Challenge >> Transcribe the whole listing without a single picture.

Data extract >>
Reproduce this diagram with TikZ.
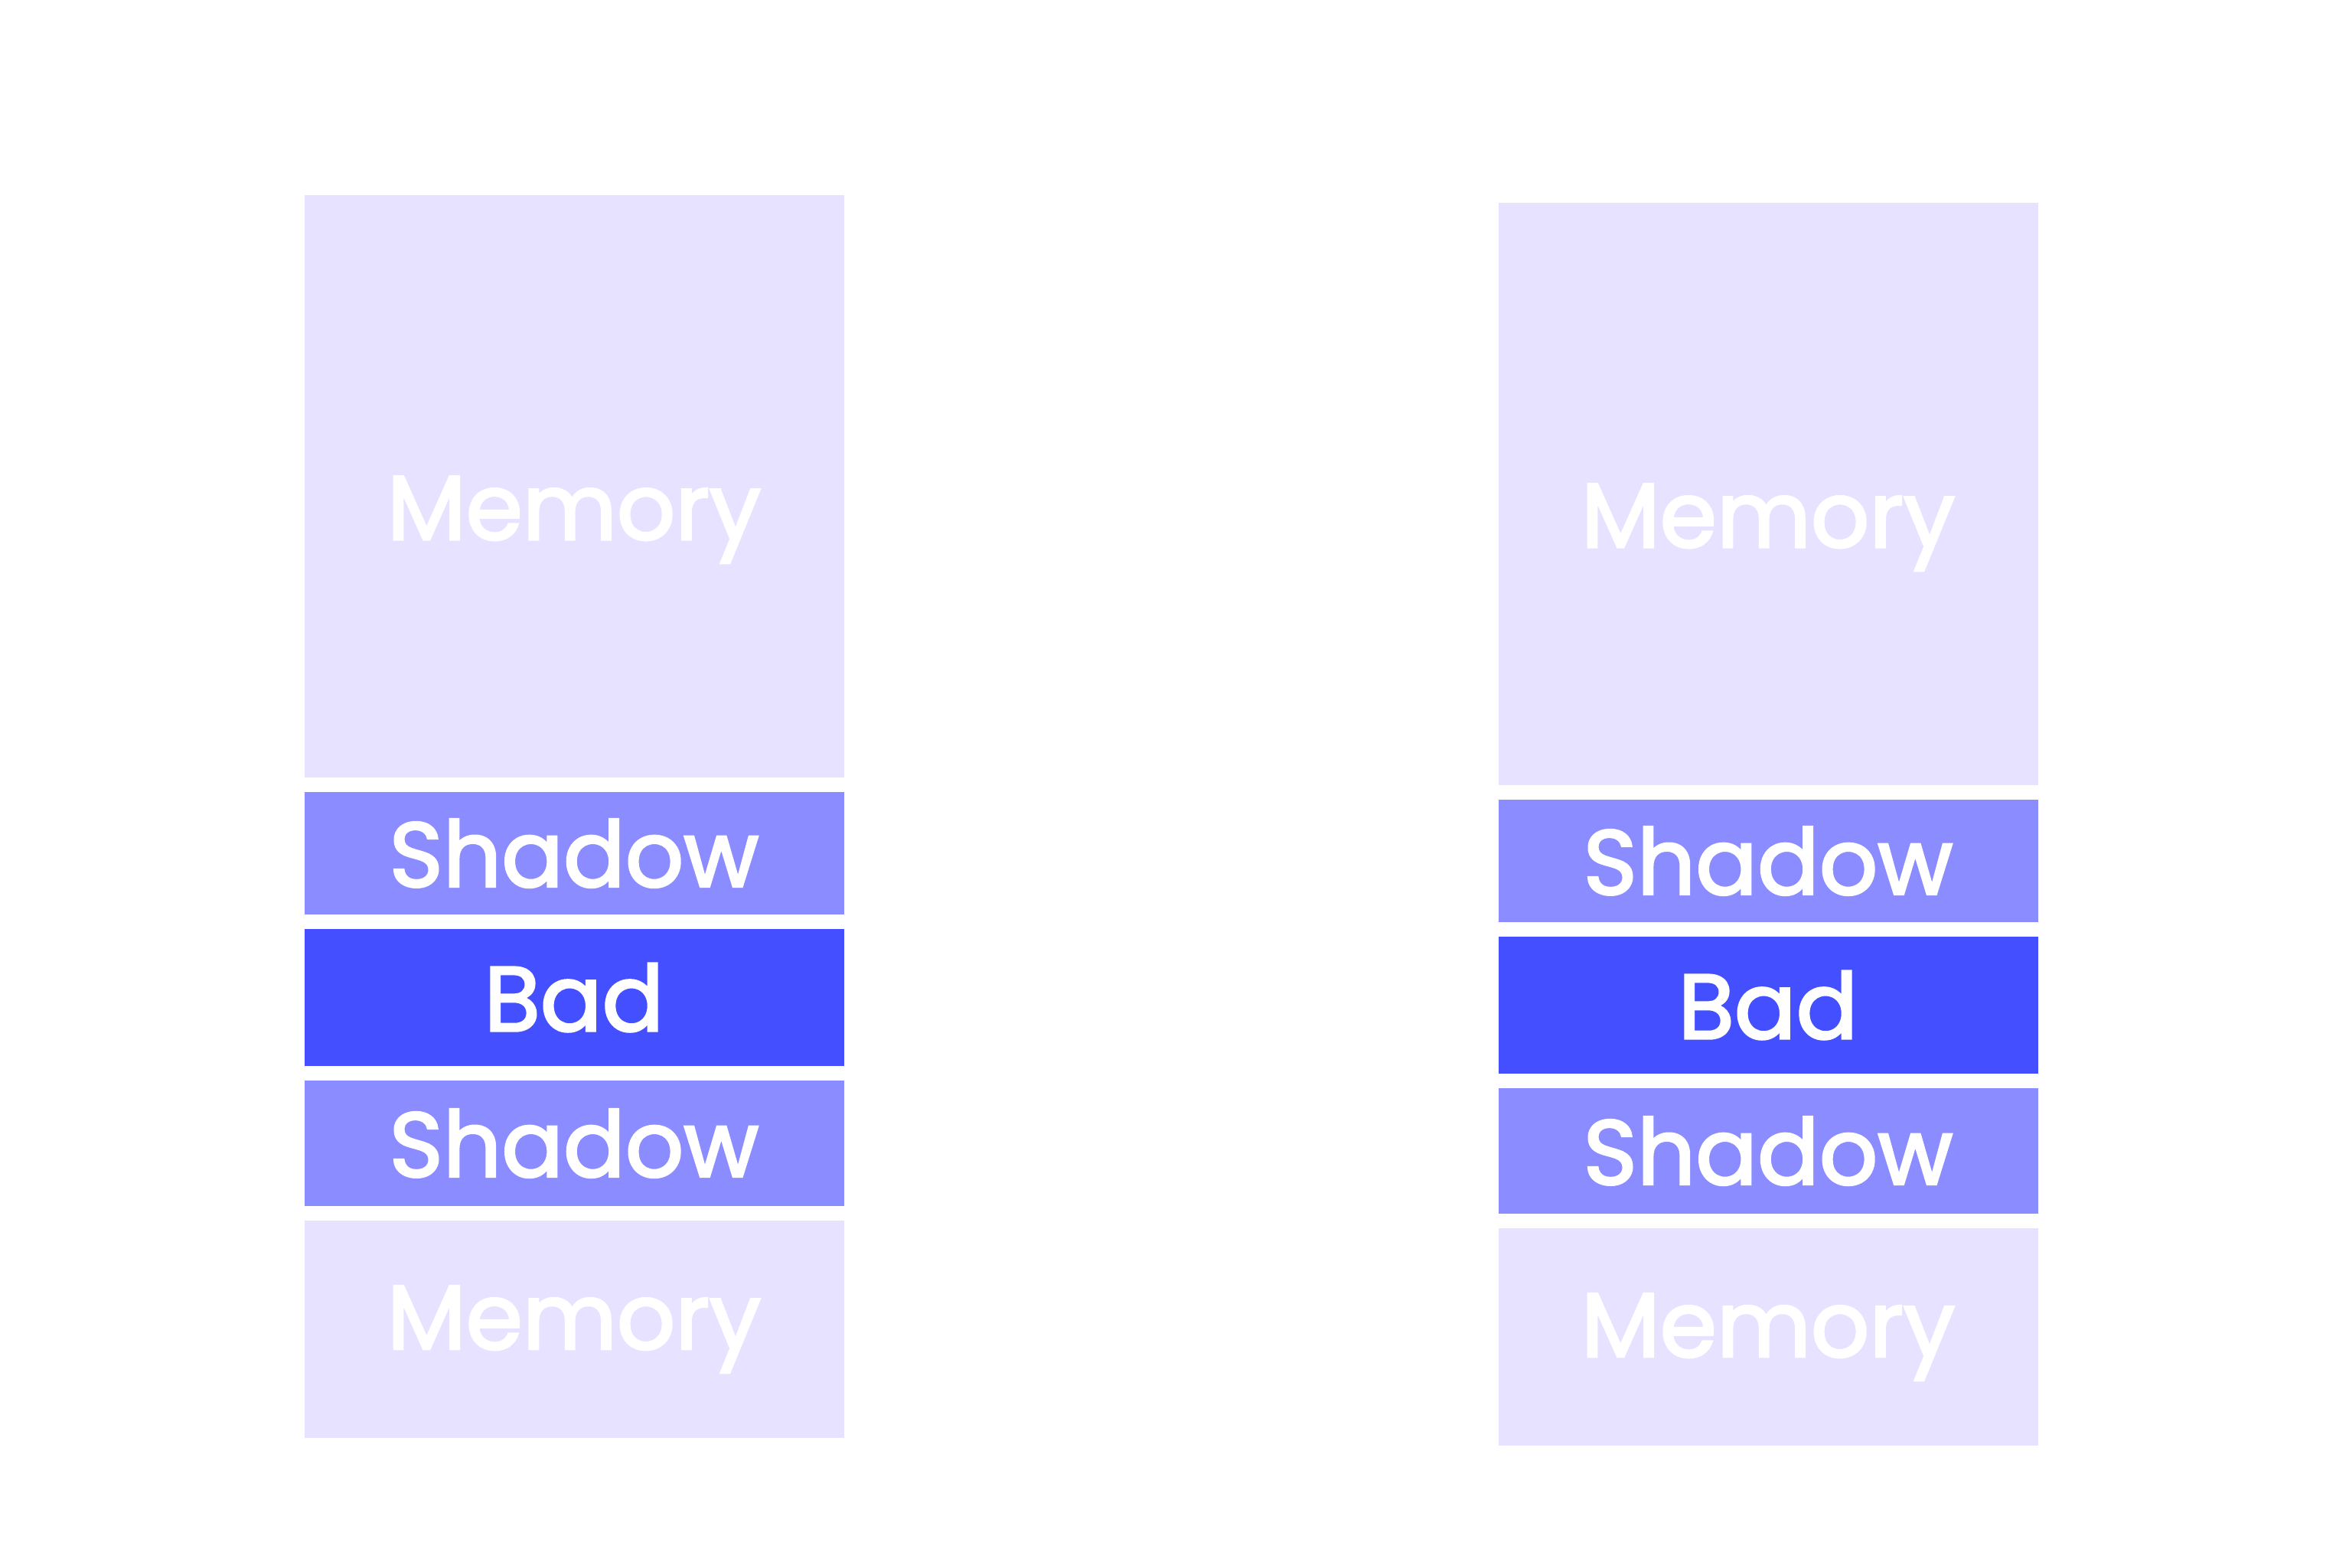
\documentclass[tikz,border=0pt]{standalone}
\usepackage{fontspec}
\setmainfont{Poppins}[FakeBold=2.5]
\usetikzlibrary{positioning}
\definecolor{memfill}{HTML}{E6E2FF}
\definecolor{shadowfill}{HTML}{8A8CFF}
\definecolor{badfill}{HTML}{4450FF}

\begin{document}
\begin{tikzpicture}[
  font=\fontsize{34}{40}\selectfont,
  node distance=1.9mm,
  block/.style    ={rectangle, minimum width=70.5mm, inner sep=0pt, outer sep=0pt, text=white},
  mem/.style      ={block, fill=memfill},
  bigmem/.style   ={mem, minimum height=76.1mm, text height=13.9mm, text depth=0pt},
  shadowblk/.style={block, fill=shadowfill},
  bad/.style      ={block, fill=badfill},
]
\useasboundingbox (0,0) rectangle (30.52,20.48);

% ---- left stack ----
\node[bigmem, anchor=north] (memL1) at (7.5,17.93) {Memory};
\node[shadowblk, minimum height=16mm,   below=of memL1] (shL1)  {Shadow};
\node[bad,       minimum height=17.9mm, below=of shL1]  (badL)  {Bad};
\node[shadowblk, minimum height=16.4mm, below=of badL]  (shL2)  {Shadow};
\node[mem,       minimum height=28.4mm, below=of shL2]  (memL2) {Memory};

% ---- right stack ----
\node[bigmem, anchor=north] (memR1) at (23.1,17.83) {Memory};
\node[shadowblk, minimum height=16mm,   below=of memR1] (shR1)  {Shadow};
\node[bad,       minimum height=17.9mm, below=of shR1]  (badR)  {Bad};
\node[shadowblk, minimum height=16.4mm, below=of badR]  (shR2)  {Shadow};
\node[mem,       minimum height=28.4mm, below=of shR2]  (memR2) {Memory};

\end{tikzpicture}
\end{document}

Solution to this task >>
Reproduce this diagram with TikZ.
\documentclass[tikz,border=0pt]{standalone}
\usepackage{fontspec}
\setmainfont{Poppins}[FakeBold=2.5]
\usetikzlibrary{positioning}
\definecolor{memfill}{HTML}{E6E2FF}
\definecolor{shadowfill}{HTML}{8A8CFF}
\definecolor{badfill}{HTML}{4450FF}

\begin{document}
\begin{tikzpicture}[
  font=\fontsize{34}{40}\selectfont,
  node distance=1.9mm,
  block/.style    ={rectangle, minimum width=70.5mm, inner sep=0pt, outer sep=0pt, text=white},
  mem/.style      ={block, fill=memfill},
  bigmem/.style   ={mem, minimum height=76.1mm, text height=13.9mm, text depth=0pt},
  shadowblk/.style={block, fill=shadowfill},
  bad/.style      ={block, fill=badfill},
]
\useasboundingbox (0,0) rectangle (30.52,20.48);

% ---- left stack ----
\node[bigmem, anchor=north] (memL1) at (7.5,17.93) {Memory};
\node[shadowblk, minimum height=16mm,   below=of memL1] (shL1)  {Shadow};
\node[bad,       minimum height=17.9mm, below=of shL1]  (badL)  {Bad};
\node[shadowblk, minimum height=16.4mm, below=of badL]  (shL2)  {Shadow};
\node[mem,       minimum height=28.4mm, below=of shL2]  (memL2) {Memory};

% ---- right stack ----
\node[bigmem, anchor=north] (memR1) at (23.1,17.83) {Memory};
\node[shadowblk, minimum height=16mm,   below=of memR1] (shR1)  {Shadow};
\node[bad,       minimum height=17.9mm, below=of shR1]  (badR)  {Bad};
\node[shadowblk, minimum height=16.4mm, below=of badR]  (shR2)  {Shadow};
\node[mem,       minimum height=28.4mm, below=of shR2]  (memR2) {Memory};

\end{tikzpicture}
\end{document}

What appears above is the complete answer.